NAJWIĘKSZE LUDOBÓJSTWO NA KRESACH
WSCHODNICH II RZECZPOSPOLITEJ
Ponary to miejsce największej masakry ludności cywilnej na Kresach Wschodnich II Rzeczpospolitej, czyli ludobójstwa, do którego doszło między lipcem 1941 a lipcem 1944 roku.
Zgładzono tam 20 tys. przedstawicieli polskich elit, profesorów uniwersytetu, naukowców, żołnierzy AK, księży. Wśród ofiar było także wielu studentów i działaczy młodzieżowej organizacji konspiracyjnej Związek Wolnych Polaków. Eksterminacja objęła też Cyganów, Tatarów, rosyjskich staroobrzędowców, Białorusinów oraz Ukraińców.
Miejsce to przez lata było zapomniane i nie funkcjonowało w świadomości Polaków. Dopiero Helena Pasierbska i Stowarzyszenie Rodzina Ponarska ukazały światu nazwę tej podwileńskiej miejscowości.
Założycielka oraz pierwszy prezes Stowarzyszenia, wilnianka Helena Pasierbska wydała m. in. książkę „Ponary i inne miejsca męczeństwa Polaków z Wileńszczyzny w latach 1941-1944” (2005). Problematyce ponarskiej poświęciła również wiele artykułów na łamach prasy.

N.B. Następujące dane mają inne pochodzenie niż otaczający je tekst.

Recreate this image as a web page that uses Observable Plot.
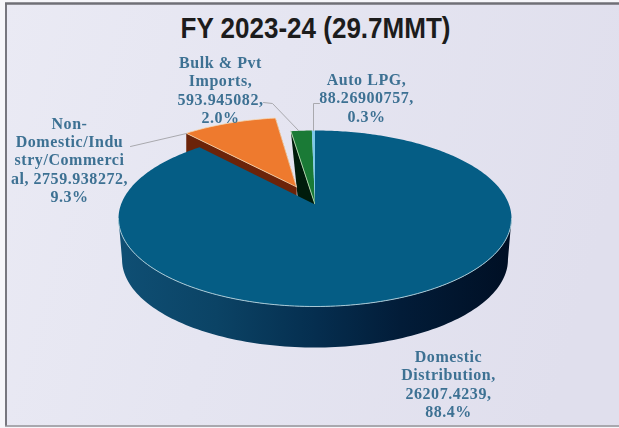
<!DOCTYPE html>
<html>
<head>
<meta charset="utf-8">
<script src="https://cdn.jsdelivr.net/npm/d3@7"></script>
<script src="https://cdn.jsdelivr.net/npm/@observablehq/plot@0.6"></script>
<style>
html,body{margin:0;padding:0;background:#f6f6fa;}
.soft{filter:blur(0.5px);letter-spacing:0.55px;}
</style>
</head>
<body>
<div id="chart"></div>
<script>
// ---- data
const categories = ["Domestic Distribution", "Non-Domestic/Industry/Commercial", "Bulk & Pvt Imports", "Auto LPG"];
const values = [26207.4239, 2759.938272, 593.945082, 88.26900757];
const valueLabels = ["26207.4239", "2759.938272", "593.945082", "88.26900757"];
const percentLabels = ["88.4%", "9.3%", "2.0%", "0.3%"];
const labelLines = [
  ["Domestic", "Distribution,"],
  ["Non-", "Domestic/Indu", "stry/Commerci"],
  ["Bulk & Pvt", "Imports,"],
  ["Auto LPG,"]
];
const titleText = "FY 2023-24 (29.7MMT)";

// ---- styling and layout
const topColors = ["#055d85", "#ee7a2e", "#1a7a36", "#7cc8e8"];
const width = 619, height = 428;
const pieLeft = 118, pieRight = 511, pieTop = 130, pieBottom = 306;
const tilt = 0.16;          // perspective shift of the pie's centre on the ellipse
const explode = 0.234;      // pull-out of slice 1
const drop = 41 / 88;       // wall depth, scale units
const taper = 0.982;        // lower rim slightly narrower
const X = px => (px - (pieLeft + pieRight) / 2) / ((pieRight - pieLeft) / 2);
const Y = py => ((pieTop + pieBottom) / 2 - py) / ((pieBottom - pieTop) / 2);

// ---- geometry derived from the values
const arcs = d3.pie().sort(null).value(d => d)(values);
const persp = ([x, y]) => {
  const k = 1 + tilt * y;
  return {x: x * Math.sqrt(1 - tilt * tilt) / k, y: (y + tilt) / k};
};
function wedge(a, off = 0) {
  const mid = (a.startAngle + a.endAngle) / 2;
  const ox = Math.sin(mid) * off, oy = Math.cos(mid) * off;
  const n = Math.max(3, Math.ceil((a.endAngle - a.startAngle) * 60));
  const pts = [[ox, oy]];
  for (let i = 0; i <= n; i++) {
    const t = a.startAngle + (a.endAngle - a.startAngle) * i / n;
    pts.push([Math.sin(t) + ox, Math.cos(t) + oy]);
  }
  pts.push([ox, oy]);
  return pts.map(persp);
}
// wall hanging below the edge p→q of a top face
const wall = (p, q, d, lean = 0) => [
  p, q,
  {x: q.x, y: q.y - d},
  {x: p.x + (q.x - p.x) * lean, y: p.y - d},
  p
];
const rim = d3.range(121).map(i => Math.PI + Math.PI * i / 120);
const sideWall = [
  ...rim.map(t => ({x: Math.cos(t), y: Math.sin(t)})),
  ...rim.slice().reverse().map(t => ({x: Math.cos(t) * taper, y: Math.sin(t) - drop}))
];
const frontArc = rim.map(t => ({x: Math.cos(t), y: Math.sin(t)}));

const topFaces = arcs.map((a, i) => wedge(a, i === 1 ? explode : 0));
const orange = topFaces[1], green = topFaces[2];
const orangeWall = wall(orange[orange.length - 2], orange[0], 0.36);
const orangeWall2 = wall(orange[1], orange[0], 0.36);
const greenWall = wall(green[1], green[0], 0.8, 0.3);

const poly = (pts, fill, stroke = "none", strokeWidth = 1) =>
  Plot.line(pts, {x: "x", y: "y", fill, stroke, strokeWidth, curve: "linear-closed"});

const defs = () => {
  const s = d3.create("svg:defs");
  const side = s.append("linearGradient").attr("id", "side").attr("gradientUnits", "userSpaceOnUse")
    .attr("x1", pieLeft).attr("x2", pieRight).attr("y1", 0).attr("y2", 0);
  [[0, "#0f4f74"], [0.25, "#0b4365"], [0.5, "#052e4f"], [0.72, "#021c38"], [1, "#000f24"]]
    .forEach(([o, c]) => side.append("stop").attr("offset", o).attr("stop-color", c));
  const bg = s.append("linearGradient").attr("id", "bg").attr("gradientUnits", "userSpaceOnUse")
    .attr("x1", 0).attr("x2", width).attr("y1", 0).attr("y2", height * 0.4);
  [[0, "#eaeaf4"], [0.45, "#e5e5f1"], [1, "#e0dfed"]]
    .forEach(([o, c]) => bg.append("stop").attr("offset", o).attr("stop-color", c));
  return s.node();
};

const labels = [
  {text: [...labelLines[0], valueLabels[0] + ",", percentLabels[0]].join("\n"), x: X(448), y: Y(383)},
  {text: [...labelLines[1], "al, " + valueLabels[1] + ",", percentLabels[1]].join("\n"), x: X(69), y: Y(159)},
  {text: [...labelLines[2], valueLabels[2] + ",", percentLabels[2]].join("\n"), x: X(220), y: Y(89)},
  {text: [...labelLines[3], valueLabels[3] + ",", percentLabels[3]].join("\n"), x: X(366), y: Y(97)}
];
const leaders = [
  [[130, 146], [186, 133]],
  [[263, 102], [272, 103], [298, 130]],
  [[319, 103], [313, 103], [313, 130]]
].map(l => l.map(([x, y]) => ({x: X(x), y: Y(y)})));

const chart = Plot.plot({
  width, height,
  margin: 0,
  style: {background: "#f6f6fa", overflow: "hidden"},
  x: {domain: [-1, 1], range: [pieLeft, pieRight], axis: null, clamp: false},
  y: {domain: [-1, 1], range: [pieBottom, pieTop], axis: null, clamp: false},
  marks: [
    defs,
    Plot.rect([0], {x1: X(6), x2: X(width), y1: Y(4), y2: Y(425), fill: "url(#bg)"}),
    Plot.ruleX([X(5.5)], {y1: Y(3), y2: Y(426), stroke: "#77777f", strokeWidth: 2}),
    Plot.ruleY([Y(3)], {x1: X(5), x2: X(width), stroke: "#6f6f76", strokeWidth: 2.5}),
    Plot.ruleY([Y(425.5)], {x1: X(5), x2: X(width), stroke: "#8e8e94", strokeWidth: 1.5}),

    poly(sideWall, "url(#side)"),
    poly(greenWall, "#001c0c"),
    poly(green, topColors[2]),
    Plot.line(green.slice(0, 2), {x: "x", y: "y", stroke: "#a9cfa6", strokeWidth: 1}),
    poly(topFaces[3], topColors[3]),
    poly(orangeWall, "#6b2309"),
    poly(orangeWall2, "#6b2309"),
    poly(orange, topColors[1], "#f5d9b5", 0.8),
    poly(topFaces[0], topColors[0]),
    Plot.line(frontArc, {x: "x", y: "y", stroke: "#a8c9d6", strokeWidth: 1}),

    ...leaders.map(l => Plot.line(l, {x: "x", y: "y", stroke: "#a9a9ae", strokeWidth: 1})),
    Plot.text(labels, {
      x: "x", y: "y", text: "text", className: "soft",
      fill: "#3d7193", fontFamily: "Liberation Serif", fontWeight: 700,
      fontSize: 16, lineHeight: 1.15, textAnchor: "middle"
    }),
    Plot.text([titleText], {
      x: X(315), y: Y(28), text: d => d, className: "fytitle",
      fill: "#1c1c1c", fontFamily: "'Liberation Sans'",
      fontWeight: 700, fontSize: 29
    })
  ]
});
// the reference title is set in a condensed face: squeeze the installed one to its width
d3.select(chart).selectAll(".fytitle text")
  .attr("textLength", 270).attr("lengthAdjust", "spacingAndGlyphs");
document.getElementById("chart").appendChild(chart);
</script>
</body>
</html>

PROGRAM UROCZYSTOŚCI PONARSKICH
24 września, czwartek
10.00-11.00 – Złożenie kwiatów pod tablicą prof. Kazmierza Pelczara na Zarzeczu oraz na grobie Henryka Pilścia na Cmentarzu Bernardyńskim w Wilnie.
14.00 – Msza święta, apel pamięci, złożenie kwiatów w Kwaterze Polskiej w Ponarach.

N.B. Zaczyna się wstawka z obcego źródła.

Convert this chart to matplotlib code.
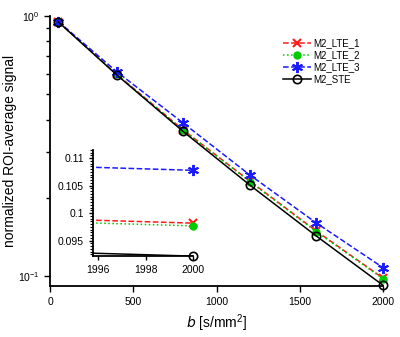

17.30-19.30 – Konferencja Zbrodnia Ponarska w Domu Kultury Polskiej. Wykład Piotra Szubarczyka, wystąpienia gości, złożenie kwiatów pod Tablicą Ponarską.
25 września, piątek
11.00-12.00 – Zwiedzenie Kompleksu Memorialnego w Tuskulanach.
15.00-16.00 – Złożenie kwiatów i zapalenie zniczy w Zułowie pod Stelą i Dębem Ponarskim oraz tablicą pamiątkową Marszałka Józefa Piłsudskiego.
17.00-18.30 – Spotkanie ze społecznością Wileńszczyzny w Domu Kultury w Niemenczynie.
26 września, sobota
Dożynki rejonu wileńskiego w Pikieliszkach.
18.00 – Msza święta w intencji Ofiar Zbrodni Ponarskiej w kościele św. Ducha w Wilnie.